The Afghan Shiites, who are mostly from the Hazara ethnic group, constitute about 10 percent of the population. They live in Kabul, central, western and northern Afghanistan and have gradually gained political and economic power due to their higher level of education after being oppressed for years by the Pashtuns and Tajiks.

 Afghanistan’s First Vice President General Abdul Rasheed Dostum, who was recently injured in a Taliban ambush, is confronted with another challenge from the Taliban in northern Afghanistan. Taliban captured Ghormach district in Faryab province bordering Turkmenistan and Dostum after consultations with President Ashraf Ghani rushed to the area to mobilize his forces against the Taliban. Apart from his native Jaujzan province, Faryab and Saripul provinces also are considered Dostum’s strongholds and he believes it his duty to fight the Taliban or any other force trying to snatch his possessions. In fact, Dostum had earlier announced he was going to Kunduz to fight the Taliban fighters, but his plans changed when Ghormach also fell to the Taliban.

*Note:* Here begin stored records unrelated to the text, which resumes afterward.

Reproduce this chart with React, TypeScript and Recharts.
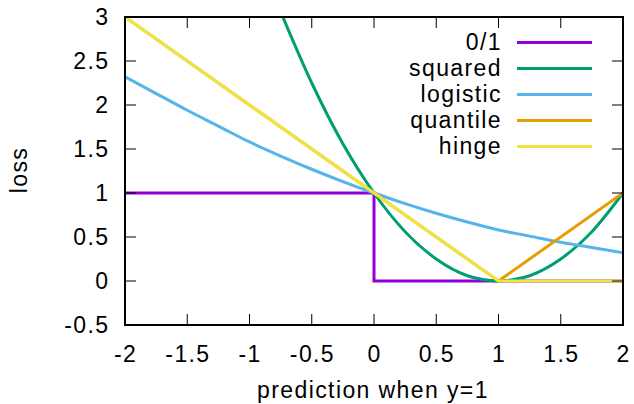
import { Label, Legend, Line, LineChart, XAxis, YAxis } from "recharts";

// axis ticks
const X_TICKS = [-2, -1.5, -1, -0.5, 0, 0.5, 1, 1.5, 2];
const Y_TICKS = [-0.5, 0, 0.5, 1, 1.5, 2, 2.5, 3];

// 0/1 loss
const ZERO_ONE_X = [-2, 0, 0, 2];
const ZERO_ONE_Y = [1, 1, 0, 0];

// squared loss
const SQUARED_X = [-0.75, -0.5, -0.25, 0, 0.25, 0.5, 0.75, 0.875, 1, 1.125, 1.25, 1.5, 1.75, 2];
const SQUARED_Y = [3.06, 2.25, 1.56, 1, 0.56, 0.25, 0.06, 0.016, 0, 0.016, 0.06, 0.25, 0.56, 1];

// logistic loss
const LOGISTIC_X = [-2, -1.75, -1.5, -1.25, -1, -0.75, -0.5, -0.25, 0, 0.25, 0.5, 0.75, 1, 1.25, 1.5, 1.75, 2];
const LOGISTIC_Y = [2.32, 2.13, 1.94, 1.76, 1.58, 1.42, 1.27, 1.13, 1, 0.88, 0.77, 0.67, 0.58, 0.51, 0.44, 0.38, 0.32];

// quantile loss
const QUANTILE_X = [-2, 1, 2];
const QUANTILE_Y = [3, 0, 1];

// hinge loss
const HINGE_X = [-2, 1, 2];
const HINGE_Y = [3, 0, 0];

const toRows = (xs: number[], ys: number[]) => xs.map((x, i) => ({ x, y: ys[i] }));

const SERIES = [
  { name: "0/1", color: "#9400d3", type: "linear" as const, data: toRows(ZERO_ONE_X, ZERO_ONE_Y) },
  { name: "squared", color: "#009e73", type: "monotone" as const, data: toRows(SQUARED_X, SQUARED_Y) },
  { name: "logistic", color: "#56b4e9", type: "monotone" as const, data: toRows(LOGISTIC_X, LOGISTIC_Y) },
  { name: "quantile", color: "#e69f00", type: "linear" as const, data: toRows(QUANTILE_X, QUANTILE_Y) },
  { name: "hinge", color: "#f0e442", type: "linear" as const, data: toRows(HINGE_X, HINGE_Y) },
];

const FONT = {
  fontFamily: "'Liberation Sans', Arial, sans-serif",
  fontSize: 23,
  letterSpacing: "1.4px",
  fill: "#000",
};

const TICK_LEN = 11;

function BottomTick(props: any) {
  const { x, y, payload } = props;
  const axisY = y - 20;
  return (
    <g>
      <line x1={x} y1={axisY} x2={x} y2={axisY - TICK_LEN} stroke="#000" strokeWidth={1} />
      <text x={x + 0.7} y={y + 17} textAnchor="middle" style={FONT}>
        {String(payload.value)}
      </text>
    </g>
  );
}

function LeftTick(props: any) {
  const { x, y, payload } = props;
  const axisX = x + 17;
  return (
    <g>
      <line x1={axisX} y1={y} x2={axisX + TICK_LEN} y2={y} stroke="#000" strokeWidth={1} />
      <text x={x + 1.4} y={y + 8} textAnchor="end" style={FONT}>
        {String(payload.value)}
      </text>
    </g>
  );
}

function TopTick(props: any) {
  const { x, y } = props;
  return <line x1={x} y1={y} x2={x} y2={y + TICK_LEN} stroke="#000" strokeWidth={1} />;
}

function RightTick(props: any) {
  const { x, y } = props;
  return <line x1={x} y1={y} x2={x - TICK_LEN} y2={y} stroke="#000" strokeWidth={1} />;
}

function LegendBox() {
  return (
    <div style={{ position: "relative", width: 200, height: 132 }}>
      {SERIES.map((s, i) => (
        <div
          key={s.name}
          style={{ position: "absolute", left: 0, top: i * 26, width: 200, height: 26 }}
        >
          <span
            style={{
              position: "absolute",
              right: 98,
              top: 0,
              lineHeight: "26px",
              fontFamily: FONT.fontFamily,
              fontSize: 23,
              letterSpacing: "1.4px",
              color: "#000",
              whiteSpace: "nowrap",
            }}
          >
            {s.name}
          </span>
          <div
            style={{
              position: "absolute",
              left: 117,
              top: 12,
              width: 75,
              height: 3,
              background: s.color,
            }}
          />
        </div>
      ))}
    </div>
  );
}

export default function App() {
  return (
    <div style={{ position: "absolute", left: 0, top: 0, width: 634, height: 404, background: "#fff" }}>
      <LineChart width={634} height={404} margin={{ top: 0, right: 0, bottom: 0, left: 0 }}>
        <XAxis
          xAxisId="bottom"
          dataKey="x"
          type="number"
          domain={[-2, 2]}
          allowDataOverflow
          ticks={X_TICKS}
          interval={0}
          height={79}
          tickSize={0}
          tickMargin={20}
          tick={<BottomTick />}
          axisLine={{ stroke: "#000", strokeWidth: 2, strokeLinecap: "square" }}
        >
          <Label
            content={(p: any) => {
              const vb = p.viewBox;
              return (
                <text x={vb.x + vb.width / 2 - 1} y={398} textAnchor="middle" style={FONT}>
                  prediction when y=1
                </text>
              );
            }}
          />
        </XAxis>
        <XAxis
          xAxisId="top"
          orientation="top"
          dataKey="x"
          type="number"
          domain={[-2, 2]}
          allowDataOverflow
          ticks={X_TICKS}
          interval={0}
          height={17}
          tickSize={0}
          tickMargin={0}
          tick={<TopTick />}
          axisLine={{ stroke: "#000", strokeWidth: 2, strokeLinecap: "square" }}
        />
        <YAxis
          yAxisId="left"
          type="number"
          domain={[-0.5, 3]}
          allowDataOverflow
          ticks={Y_TICKS}
          interval={0}
          width={125}
          tickSize={0}
          tickMargin={17}
          tick={<LeftTick />}
          axisLine={{ stroke: "#000", strokeWidth: 2, strokeLinecap: "square" }}
        >
          <Label
            content={(p: any) => {
              const vb = p.viewBox;
              const cy = vb.y + vb.height / 2 - 1;
              return (
                <text
                  x={27}
                  y={cy}
                  textAnchor="middle"
                  transform={`rotate(-90, 27, ${cy})`}
                  style={FONT}
                >
                  loss
                </text>
              );
            }}
          />
        </YAxis>
        <YAxis
          yAxisId="right"
          orientation="right"
          type="number"
          domain={[-0.5, 3]}
          allowDataOverflow
          ticks={Y_TICKS}
          interval={0}
          width={11}
          tickSize={0}
          tickMargin={0}
          tick={<RightTick />}
          axisLine={{ stroke: "#000", strokeWidth: 2, strokeLinecap: "square" }}
        />
        {SERIES.map((s) => (
          <Line
            key={s.name}
            xAxisId="bottom"
            yAxisId="left"
            data={s.data}
            dataKey="y"
            name={s.name}
            type={s.type}
            stroke={s.color}
            strokeWidth={3}
            dot={false}
            activeDot={false}
            isAnimationActive={false}
          />
        ))}
        <Legend
          layout="vertical"
          align="center"
          verticalAlign="middle"
          wrapperStyle={{ top: 29, left: 400, width: 200 }}
          content={() => <LegendBox />}
        />
      </LineChart>
    </div>
  );
}
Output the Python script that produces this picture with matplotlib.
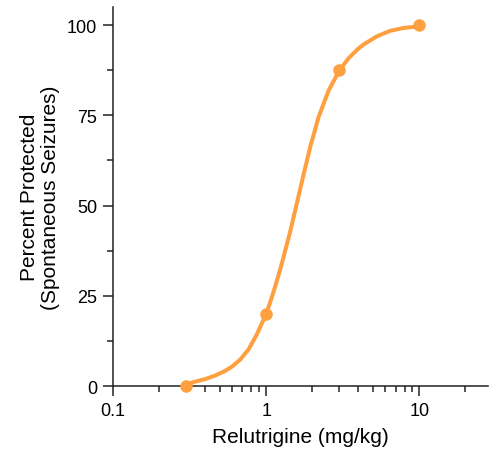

Thrice in the recent past, Dostum led his militia and Afghan troops to push back the Taliban threatening towns in Jauzjan, Faryab and Saripul but the Taliban fighters returned and regained control of places captured by Dostum’s forces as soon as the Uzbek warlord left. The battle for Ghormach could follow the familiar pattern with Taliban retreating once Dostum’s men arrive and then trying to reclaim it when Dostum is gone. This pattern has been seen in most provinces, including Kunduz, Takhar, Badakhshan, Jauzjan, Faryab, Saripul, Helmand, etc.